This replication archive contains the code and data needed to reproduce the tables and figures presented in "Registering Returning Citizens to Vote: A Field Experiment in North Carolina" (published in JOP). Because criminal records are sensitive information, we do not provide raw criminal records data with personally-identifying details. Instead, we provide several de-identified datasets for analysis, along with the merge code that was used to combine identifiable datasets to create those de-identified analysis datasets. 

Email Ariel White (arwhi@mit.edu) with questions about these materials. We thank Tomoya Sasaki for his work cleaning up and organizing the code from this project, and Ning Soong for her help testing the replication archive. 

---------------------------
List of scripts included:
---------------------------

1) "replication_preparation.R": this script does most of the merging of identifying datasets together to produce the main (deidentified) datasets used for analysis. Because it relies on names and DOBs for record linkage, it cannot be run with the data included here, but we include it so others can see the record-linkage process used. 

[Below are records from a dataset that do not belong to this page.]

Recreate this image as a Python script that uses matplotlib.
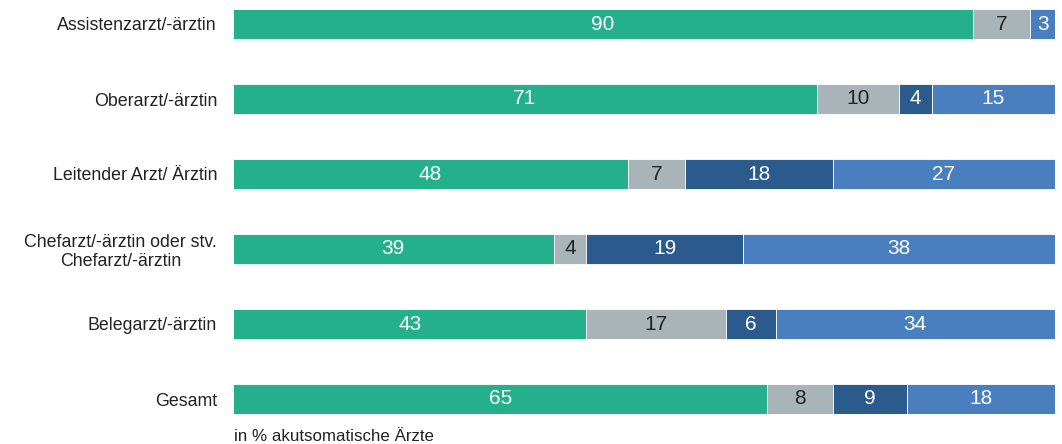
import numpy as np
import matplotlib
matplotlib.use("Agg")
import matplotlib.pyplot as plt

plt.rcParams["font.family"] = ["Liberation Sans", "DejaVu Sans"]

categories = ["Assistenzarzt/-ärztin", "Oberarzt/-ärztin", "Leitender Arzt/ Ärztin",
              "Chefarzt/-ärztin oder stv.\nChefarzt/-ärztin", "Belegarzt/-ärztin", "Gesamt"]
green = [90, 71, 48, 39, 43, 65]
grey = [7, 10, 7, 4, 17, 8]
darkblue = [0, 4, 18, 19, 6, 9]
blue = [3, 15, 27, 38, 34, 18]

series = [(green, "#24b08a", "white"),
          (grey, "#a9b4b8", "#222222"),
          (darkblue, "#2b5b8c", "white"),
          (blue, "#4a7fbf", "white")]

fig = plt.figure(figsize=(10.62, 4.44), dpi=100)
ax = fig.add_axes([233 / 1062, 1 - 414 / 444, (1055 - 233) / 1062, (414 - 9) / 444])

y = np.arange(len(categories))
left = np.zeros(len(categories))
for vals, col, tcol in series:
    vals = np.array(vals, dtype=float)
    ax.barh(y, vals, left=left, height=0.4, color=col, edgecolor="white", linewidth=0.6)
    for yi, l, v in zip(y, left, vals):
        if v > 0:
            ax.text(l + v / 2, yi, f"{int(v)}", ha="center", va="center",
                    color=tcol, fontsize=15)
    left += vals

ax.set_xlim(0, 100)
ax.set_ylim(5.2, -0.2)
ax.set_yticks(y)
ax.set_yticklabels(categories, fontsize=12.8, color="#222222",
                   multialignment="center", linespacing=1.15)
ax.tick_params(axis="y", length=0, pad=11.5)
ax.set_xticks([])
for s in ax.spines.values():
    s.set_visible(False)

fig.text(234 / 1062, 1 - 436 / 444, "in % akutsomatische Ärzte", fontsize=12.2,
         color="#222222", ha="left", va="center")

fig.savefig("out.png", dpi=100)
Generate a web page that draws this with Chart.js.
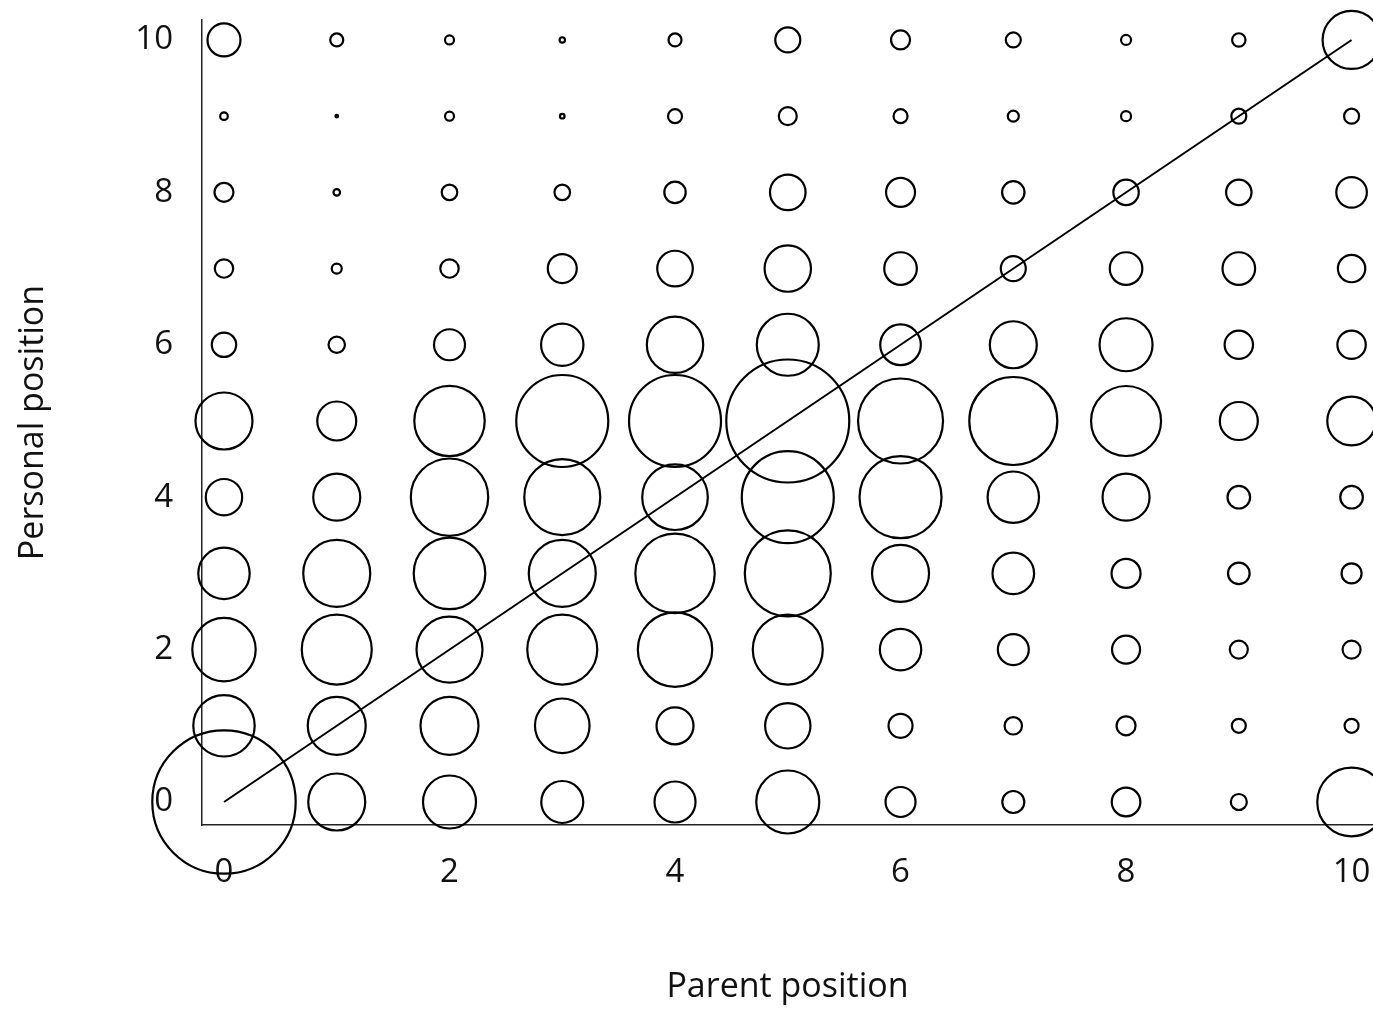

2) "replication_main.R": This script pulls in the de-identified main analysis dataset ("main_paper_2025.csv") produced by "replication_preparation.R" and reproduces the main tables of the paper (Table 1, Table 2) as well as Tables A1 and A10 of the SI. 

3) "replication_dataloss.R": This script pulls in "nc_dataloss_describe.csv" and produces figures A2-A3 of the SI.

4) "replication_otherstudies.R": This script pulls in several datasets created in "replication_preparation.R" to produce various SI figures/tables about other studies beyond the main experiment (comparison group without records, pilot studies, postcard-bounce test). 

5) "replication_samplecomparisons.R": This script produces a series of SI figures for SI section A.5, comparing this study's sample and effect sizes to other published work. 

6) "replication_causalforest.R": This script uses the main deidentified analysis dataset to reproduce the effect-heterogeneity analyses discussed in SI Section A.6 (Figure A5, Table A8). 

---------------------------
List of datasets included:
---------------------------

1) "main_paper_2025.csv": This is the main de-identified analysis dataset for the project, produced by "replication_preparation.R". It contains observations for every person included in the main experiment described in the paper. 

2) "nc_dataloss_describe.csv": This is a supplemental de-identified analysis dataset, also produced by "replication_preparation.R". It is used for Figures A2 and A3 in the SI. 

3/4) "comparison_party_treatment.csv" and "NC_party_treatment.csv" are produced in "replication_preparation.R" and used to create Tables A2 and A8 in the SI. 

5) "tau_forests_use.rds" contains the output from the ML approach presented in SI section A6. 

6) "NC_postcards_deid.csv" contains the deidentified data from our postcard-bounce followup study described in SI section A7.

7) "NCpilot_deid.csv" contains the deidentified data from our pilot studies described in SI section A10.